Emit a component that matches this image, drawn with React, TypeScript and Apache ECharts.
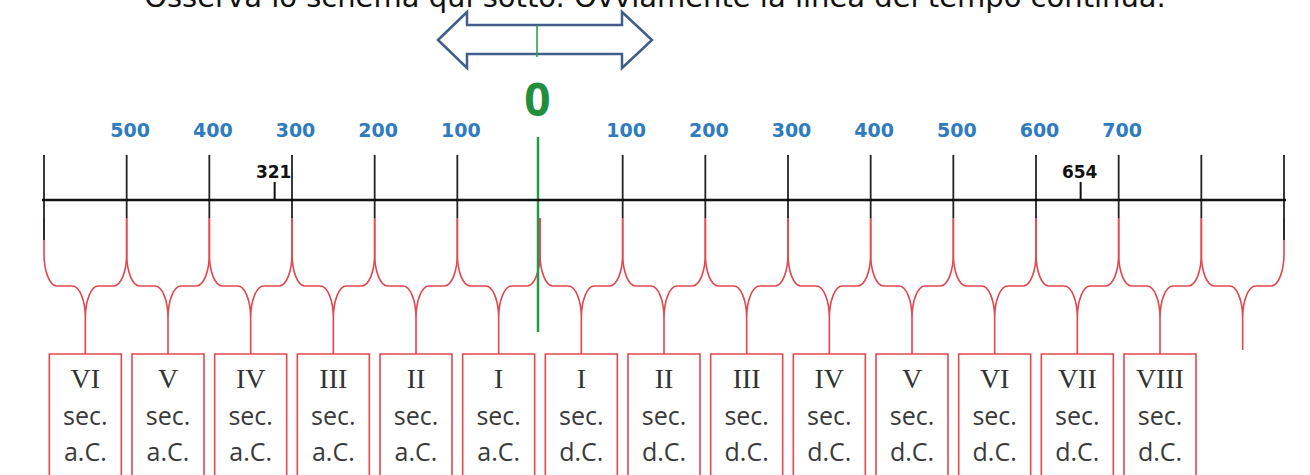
import React, { useEffect, useRef } from "react";
import * as echarts from "echarts";

// ---- data ----
const TITLE = "Osserva lo schema qui sotto. Ovviamente la linea del tempo continua.";
const TICK_YEARS = [-600, -500, -400, -300, -200, -100, 0, 100, 200, 300, 400, 500, 600, 700, 800, 900];
const BC_LABEL_YEARS = [-500, -400, -300, -200, -100];
const BC_LABELS = ["500", "400", "300", "200", "100"];
const AD_LABEL_YEARS = [100, 200, 300, 400, 500, 600, 700];
const AD_LABELS = ["100", "200", "300", "400", "500", "600", "700"];
const EVENT_YEARS = [-321, 654];
const EVENT_LABELS = ["321", "654"];
const ZERO_YEAR = 0;
const ZERO_LABEL = "0";
const CENTURY_NUMERALS = ["VI", "V", "IV", "III", "II", "I", "I", "II", "III", "IV", "V", "VI", "VII", "VIII"];
const CENTURY_WORD = "sec.";
const CENTURY_ERAS = ["a.C.", "a.C.", "a.C.", "a.C.", "a.C.", "a.C.", "d.C.", "d.C.", "d.C.", "d.C.", "d.C.", "d.C.", "d.C.", "d.C."];
const AXIS_LINE_YEARS = [-645, 935];

// ---- layout / style ----
const RED = "#e2474e";
const BLUE = "#2e7bbf";
const GREEN = "#22994a";
const Y_LABEL = 130;
const Y_EVENT_LABEL = 171.5;
const Y_EVENT_TICK = 182;
const Y_TICK_TOP = 155;
const Y_AXIS = 200;
const Y_RED = 218;
const Y_END_BLACK = 240;
const Y_BRACE = 286;
const Y_TIP = 354;
const Y_LAST_TIP = 350;
const BOX_W = 72;
const BOX_BOTTOM = 482;
const RX = 13;
const RY = 32;

function bracePath(xa: number, xb: number, y0: number, y1: number, y2: number) {
  const xm = (xa + xb) / 2;
  const k = 0.45;
  const left =
    `M${xa},${y0} L${xa},${y1 - RY} C${xa},${y1 - RY * k} ${xa + RX * k},${y1} ${xa + RX},${y1} ` +
    `L${xm - RX},${y1} C${xm - RX * k},${y1} ${xm},${y1 + RY * k} ${xm},${y1 + RY} L${xm},${y2}`;
  const right =
    `M${xb},${y0} L${xb},${y1 - RY} C${xb},${y1 - RY * k} ${xb - RX * k},${y1} ${xb - RX},${y1} ` +
    `L${xm + RX},${y1} C${xm + RX * k},${y1} ${xm},${y1 + RY * k} ${xm},${y1 + RY}`;
  return left + " " + right;
}

export default function App() {
  const ref = useRef<HTMLDivElement>(null);
  useEffect(() => {
    const chart = echarts.init(ref.current!, null, { renderer: "svg" });
    const intervals = TICK_YEARS.slice(0, -1).map((y, i) => [y, TICK_YEARS[i + 1], i]);
    const boxes = CENTURY_NUMERALS.map((_, i) => [(TICK_YEARS[i] + TICK_YEARS[i + 1]) / 2, i]);
    const labelData = [
      ...BC_LABEL_YEARS.map((y, i) => [y, i, 0]),
      ...AD_LABEL_YEARS.map((y, i) => [y, i, 1]),
    ];
    const option: any = {
      animation: false,
      grid: { left: 44, right: 26, top: 0, bottom: 0, containLabel: false },
      xAxis: { type: "value", min: -600, max: 900, show: false },
      yAxis: { type: "value", min: 0, max: 475, inverse: true, show: false },
      graphic: [
        {
          type: "text",
          left: "center",
          top: -18,
          style: {
            text: TITLE,
            font: "29px 'DejaVu Sans'",
            fill: "#111",
          },
        },
        {
          type: "polygon",
          shape: {
            points: [
              [438, 40], [467, 12], [467, 25], [622, 25], [622, 12],
              [652, 40], [622, 68], [622, 54], [467, 54], [467, 68],
            ],
          },
          style: { fill: "#fff", stroke: "#3f5f8a", lineWidth: 2.5, lineJoin: "miter" },
        },
      ],
      series: [
        {
          type: "line",
          data: AXIS_LINE_YEARS.map((y) => [y, Y_AXIS]),
          symbol: "none",
          lineStyle: { color: "#111", width: 2.5 },
          silent: true,
        },
        {
          type: "custom",
          data: intervals,
          renderItem: (params: any, api: any) => {
            const i = api.value(2);
            const a = api.coord([api.value(0), Y_RED]);
            const b = api.coord([api.value(1), Y_RED]);
            const y1 = api.coord([0, Y_BRACE])[1];
            const y2 = api.coord([0, i < CENTURY_NUMERALS.length ? Y_TIP : Y_LAST_TIP])[1];
            return {
              type: "path",
              shape: { pathData: bracePath(a[0], b[0], a[1], y1, y2) },
              style: { stroke: RED, fill: "none", lineWidth: 1.6 },
            };
          },
        },
        {
          type: "custom",
          data: TICK_YEARS.map((y, i) => [y, i]),
          renderItem: (params: any, api: any) => {
            const i = api.value(1);
            const last = i === 0 || i === TICK_YEARS.length - 1;
            const p0 = api.coord([api.value(0), Y_TICK_TOP]);
            const p1 = api.coord([api.value(0), last ? Y_END_BLACK : Y_RED]);
            if (api.value(0) === ZERO_YEAR) return null;
            return {
              type: "line",
              shape: { x1: p0[0], y1: p0[1], x2: p1[0], y2: p1[1] },
              style: { stroke: "#222", lineWidth: 1.8 },
            };
          },
        },
        {
          type: "custom",
          data: boxes,
          renderItem: (params: any, api: any) => {
            const i = api.value(1);
            const top = api.coord([api.value(0), Y_TIP]);
            const bottom = api.coord([api.value(0), BOX_BOTTOM]);
            const x = top[0];
            return {
              type: "group",
              children: [
                {
                  type: "rect",
                  shape: { x: x - BOX_W / 2, y: top[1], width: BOX_W, height: bottom[1] - top[1] },
                  style: { fill: "#fff", stroke: RED, lineWidth: 1.6 },
                },
                {
                  type: "text",
                  style: {
                    text: CENTURY_NUMERALS[i], x, y: top[1] + 24,
                    font: "28px 'Liberation Serif'", fill: "#333",
                    align: "center", verticalAlign: "middle",
                  },
                },
                {
                  type: "text",
                  style: {
                    text: CENTURY_WORD, x, y: top[1] + 61,
                    font: "25px 'Open Sans'", fill: "#3a3a3a",
                    align: "center", verticalAlign: "middle",
                  },
                },
                {
                  type: "text",
                  style: {
                    text: CENTURY_ERAS[i], x, y: top[1] + 97,
                    font: "25px 'Open Sans'", fill: "#3a3a3a",
                    align: "center", verticalAlign: "middle",
                  },
                },
              ],
            };
          },
        },
        {
          type: "custom",
          data: labelData,
          renderItem: (params: any, api: any) => {
            const p = api.coord([api.value(0), Y_LABEL]);
            const text = api.value(2) === 0 ? BC_LABELS[api.value(1)] : AD_LABELS[api.value(1)];
            return {
              type: "text",
              style: {
                text, x: p[0] + 3.5, y: p[1],
                font: "bold 19px 'DejaVu Sans'", fill: BLUE,
                align: "center", verticalAlign: "middle",
              },
            };
          },
        },
        {
          type: "custom",
          data: EVENT_YEARS.map((y, i) => [y, i]),
          renderItem: (params: any, api: any) => {
            const p = api.coord([api.value(0), Y_EVENT_LABEL]);
            const t0 = api.coord([api.value(0), Y_EVENT_TICK]);
            const t1 = api.coord([api.value(0), Y_AXIS]);
            return {
              type: "group",
              children: [
                {
                  type: "line",
                  shape: { x1: t0[0], y1: t0[1], x2: t1[0], y2: t1[1] },
                  style: { stroke: "#111", lineWidth: 2 },
                },
                {
                  type: "text",
                  style: {
                    text: EVENT_LABELS[api.value(1)], x: p[0] - 1, y: p[1],
                    font: "bold 17px 'DejaVu Sans'", fill: "#111",
                    align: "center", verticalAlign: "middle",
                  },
                },
              ],
            };
          },
        },
        {
          type: "custom",
          data: [[ZERO_YEAR]],
          renderItem: (params: any, api: any) => {
            const a = api.coord([api.value(0), 137]);
            const b = api.coord([api.value(0), 332]);
            const c = api.coord([api.value(0), 25]);
            const d = api.coord([api.value(0), 57]);
            const t = api.coord([api.value(0), 98]);
            const x = a[0] - 2;
            return {
              type: "group",
              children: [
                {
                  type: "line",
                  shape: { x1: x, y1: a[1], x2: x, y2: b[1] },
                  style: { stroke: GREEN, lineWidth: 2.5 },
                },
                {
                  type: "line",
                  shape: { x1: x - 1, y1: c[1], x2: x - 1, y2: d[1] },
                  style: { stroke: GREEN, lineWidth: 1.5 },
                },
                {
                  type: "text",
                  style: {
                    text: ZERO_LABEL, x: x - 0.5, y: t[1],
                    font: "bold 46px 'Open Sans'", fill: "#1f8f3e",
                    align: "center", verticalAlign: "middle",
                  },
                },
              ],
            };
          },
        },
      ],
    };
    chart.setOption(option);
    return () => chart.dispose();
  }, []);
  return (
    <div
      ref={ref}
      style={{ position: "absolute", left: 0, top: 0, width: 1310, height: 475, background: "#fff" }}
    />
  );
}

◇ ◇ ◇ ◇ ◇

▶ _DIRECTIONS FOR THIS TASK_
Print the data above verbatim from the first line through the line holding "const RY = 32;", leaving every picture out.

▶ _TASK ANSWER_
Emit a component that matches this image, drawn with React, TypeScript and Apache ECharts.
import React, { useEffect, useRef } from "react";
import * as echarts from "echarts";

// ---- data ----
const TITLE = "Osserva lo schema qui sotto. Ovviamente la linea del tempo continua.";
const TICK_YEARS = [-600, -500, -400, -300, -200, -100, 0, 100, 200, 300, 400, 500, 600, 700, 800, 900];
const BC_LABEL_YEARS = [-500, -400, -300, -200, -100];
const BC_LABELS = ["500", "400", "300", "200", "100"];
const AD_LABEL_YEARS = [100, 200, 300, 400, 500, 600, 700];
const AD_LABELS = ["100", "200", "300", "400", "500", "600", "700"];
const EVENT_YEARS = [-321, 654];
const EVENT_LABELS = ["321", "654"];
const ZERO_YEAR = 0;
const ZERO_LABEL = "0";
const CENTURY_NUMERALS = ["VI", "V", "IV", "III", "II", "I", "I", "II", "III", "IV", "V", "VI", "VII", "VIII"];
const CENTURY_WORD = "sec.";
const CENTURY_ERAS = ["a.C.", "a.C.", "a.C.", "a.C.", "a.C.", "a.C.", "d.C.", "d.C.", "d.C.", "d.C.", "d.C.", "d.C.", "d.C.", "d.C."];
const AXIS_LINE_YEARS = [-645, 935];

// ---- layout / style ----
const RED = "#e2474e";
const BLUE = "#2e7bbf";
const GREEN = "#22994a";
const Y_LABEL = 130;
const Y_EVENT_LABEL = 171.5;
const Y_EVENT_TICK = 182;
const Y_TICK_TOP = 155;
const Y_AXIS = 200;
const Y_RED = 218;
const Y_END_BLACK = 240;
const Y_BRACE = 286;
const Y_TIP = 354;
const Y_LAST_TIP = 350;
const BOX_W = 72;
const BOX_BOTTOM = 482;
const RX = 13;
const RY = 32;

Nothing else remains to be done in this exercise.